▸ THE PROBLEM: All lines featuring the string "this" are to be listed.
--- Begin ---
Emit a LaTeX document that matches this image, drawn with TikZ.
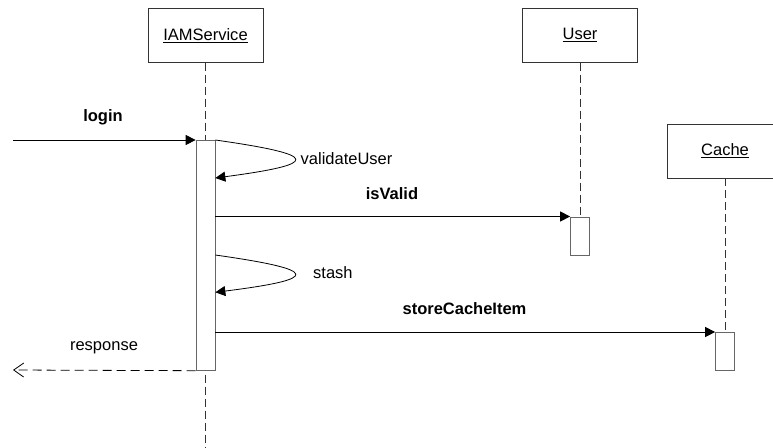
\documentclass[tikz,border=0pt]{standalone}
\usepackage{fontspec}
\setmainfont{Liberation Sans}
\usetikzlibrary{arrows.meta,positioning,calc}

\begin{document}
\begin{tikzpicture}[x=1pt,y=-1pt,
  font=\fontsize{16.5}{19}\selectfont,
  actor/.style={draw=black!80,line width=0.7pt,fill=white,minimum width=115pt,minimum height=54pt,inner sep=0pt},
  bar/.style={draw=black!60,line width=0.7pt,fill=white,minimum width=19pt,inner sep=0pt,anchor=north},
  lifeline/.style={draw=black!80,line width=0.7pt,dash pattern=on 8pt off 4pt},
  call/.style={line width=0.8pt,-{Triangle[length=10pt,width=10pt]}},
  reply/.style={line width=0.8pt,dash pattern=on 9pt off 5pt,-{Straight Barb[length=10pt,width=14pt,line width=0.8pt]}},
  msg/.style={inner sep=0pt,font=\fontsize{16.5}{19}\selectfont\bfseries}]
  \useasboundingbox (0,0) rectangle (773,447);
  \clip (0,0) rectangle (773,447);
  % objects
  \node[actor] (iam) at (205.5,35.3) {\underline{IAMService}};
  \node[actor] (user) at (580,35.3) {\underline{User}};
  \node[actor] (cache) at (725,151) {\underline{Cache}};
  \coordinate (iamend) at (205.5,447);
  \coordinate (loginsrc) at (13,140);
  \coordinate (respdst) at (13,370);
  % lifelines
  \draw[lifeline] (iam.south) -- (iamend);
  \node[bar,minimum height=230pt] (iambar) at (205.5,140) {};
  \node[bar,minimum height=38pt] (userbar) at (580,216.5) {};
  \node[bar,minimum height=38pt] (cachebar) at (725,332) {};
  \draw[lifeline] (user.south) -- (userbar.north);
  \draw[lifeline] (cache.south) -- (cachebar.north);
  % messages
  \draw[call] (loginsrc) -- (iambar.north west);
  \node[msg] (login) at (103,117) {login};
  \coordinate (valin) at ($(iambar.north east)+(0,38)$);
  \draw[call] (iambar.north east) .. controls (321,155) and (321,164) .. (valin);
  \node[inner sep=0pt,anchor=west] (valtxt) at (300.5,159) {validateUser};
  \draw[call] (iambar.east |- userbar.north west) -- (userbar.north west);
  \node[msg] (valid) at (392,194) {isValid};
  \coordinate (stashout) at (iambar.east |- 0,255);
  \coordinate (stashin) at (iambar.east |- 0,292.3);
  \draw[call] (stashout) .. controls (321,270) and (321,279) .. (stashin);
  \node[inner sep=0pt,anchor=west] (stashtxt) at (313,273) {stash};
  \draw[call] (iambar.east |- cachebar.north west) -- (cachebar.north west);
  \node[msg] (store) at (464.5,309) {storeCacheItem};
  \draw[reply] (iambar.south west) -- (respdst);
  \node[inner sep=0pt] (resptxt) at (104,348) {response};
\end{tikzpicture}
\end{document}
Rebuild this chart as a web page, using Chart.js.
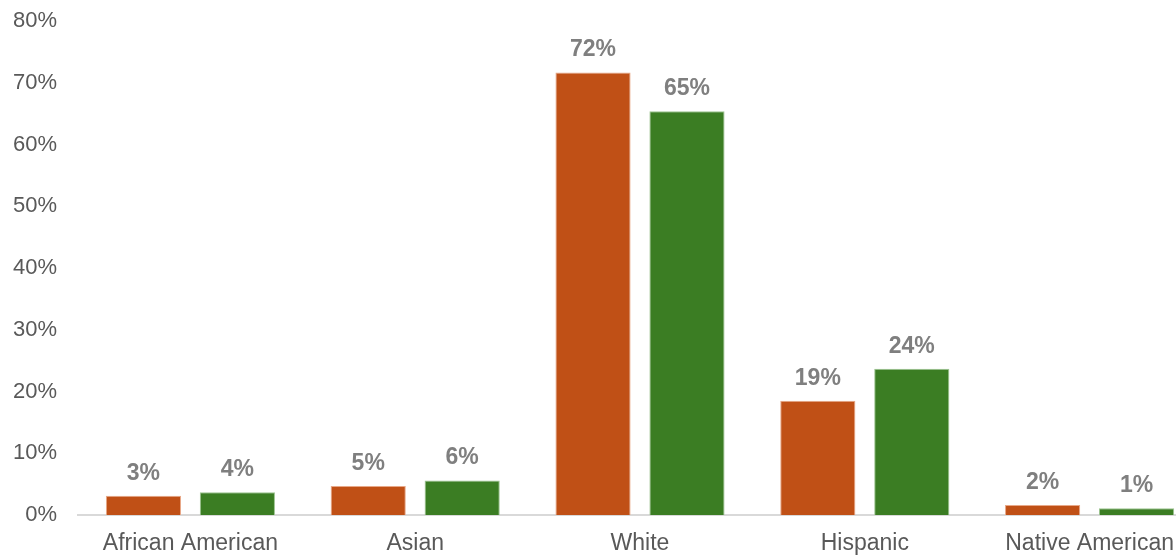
--- End ---
▸ COMPLETED TASK:
Emit a LaTeX document that matches this image, drawn with TikZ.
Rebuild this chart as a web page, using Chart.js.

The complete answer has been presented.